The people who claim ownership of Doomer, meanwhile, are pissed. Two weeks after the first Doomer Girl cartoon hit 4chan, the moderators of the r/Doomer subreddit banned her. “Anyone posting doomerette memes will get his post removed and his account will be banned for 3 days,” the announcement read. Once Doomer Girl was added to the mix, the moderators told me, the subreddit had blown up, adding 6,000 new members in a matter of two weeks.
The moderators criticized the new members as a bunch of “normies” who didn’t understand the Doomer lifestyle, or as self-obsessed women eager to get attention by playing dress up. “We don’t want our forum to be invaded and taken over by a bunch of snapchat addicted zoomers, e-girl worshipping simps, and histrionic e-thots looking to expand their collection of orbiters,” one moderator posted. On 4chan, an anonymous user shared a copypasta—a punchy paragraph meant to be copied and pasted wherever relevant—that began, “The doomer girl meme is destroying the whole point of doomerism,” and ended with a reference to Fight Club.
This is the type of internet conflict that reflexively admits its own silliness. While some members of r/Doomer are freaking out, others are mocking them for their inability to relax. But many members do appear to consider this a matter of gravity: The memes that define social identities and shape the borders of a subculture are also the memes that can trigger the most severe defensiveness. “A good part of meme-ing, especially at this level, is gatekeeping and keeping people out,” Matt Schimkowitz, an editor of the internet encyclopedia Know Your Meme told me. “The more spread they see, the more they want to tighten up the ship.”
In the past week or so, there has been some pushback against the moderators’ gatekeeping. The comment section on a recent post making fun of a “cute” and “wholesome” Doomer Girl meme is mixed. Some Doomers share in the original poster’s ire, while others respond flatly: “You cannot copyright a meme.” The question of whether you can copyright a meme, though, has been haunting the internet for years.
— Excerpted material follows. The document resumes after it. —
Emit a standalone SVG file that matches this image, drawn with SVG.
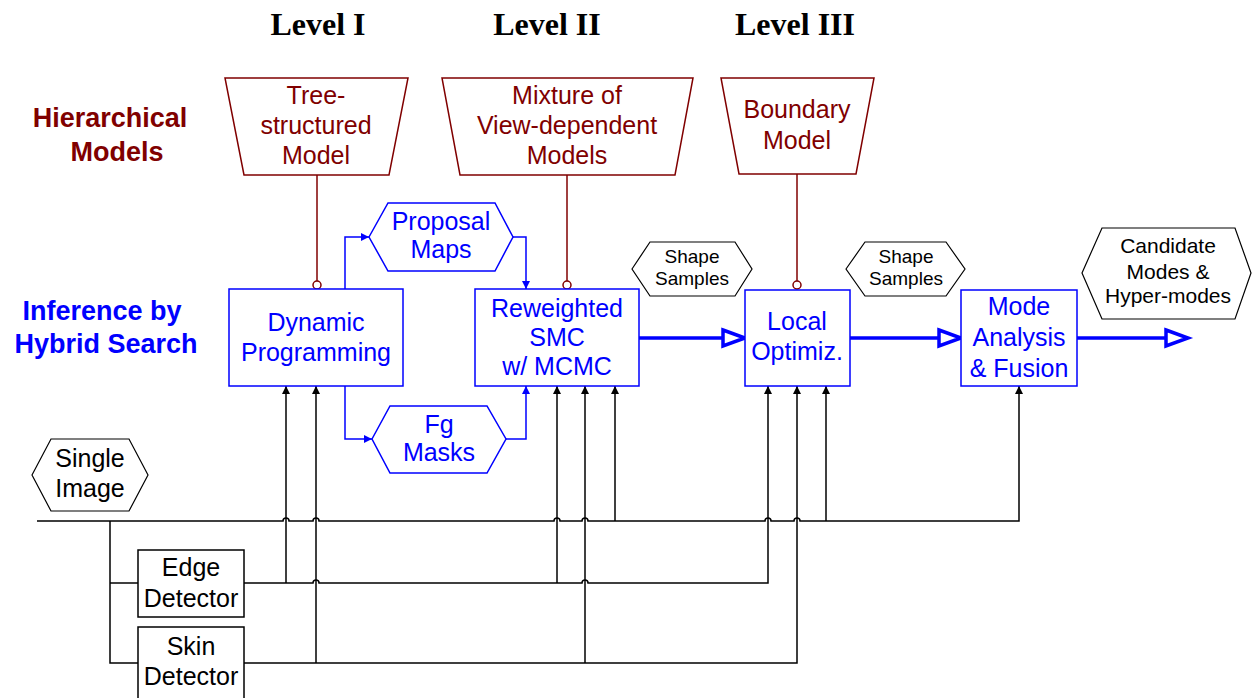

Matt Furie, the illustrator behind Pepe the Frog, issued dozens of takedown requests under the Digital Millennium Copyright Act and successfully sued Alex Jones, the founder of Infowars, for using it in promotional materials. It was an understandable move that fair-use proponents still found “troubling” because it set a precedent for stifling the internet’s fundamental remix culture.
The openness that allows art to be remixed toward detestable political ends is also what allows something hateful to be redeemed. (In a world with strict copyright for images that circulate online, Doomer Girl would have stayed what she was: a mechanism for a bad joke.) The argument going on in r/Doomers is mostly about whether young women have any right to remix things in the first place. As one Reddit user wrote, “Women and normies [are] taking something original and meaningful to a specific group of men and making it about themselves.” But the truest tradition of memes has always been pilfering things from boring places with rigid rules, redoing them, and creating chaos.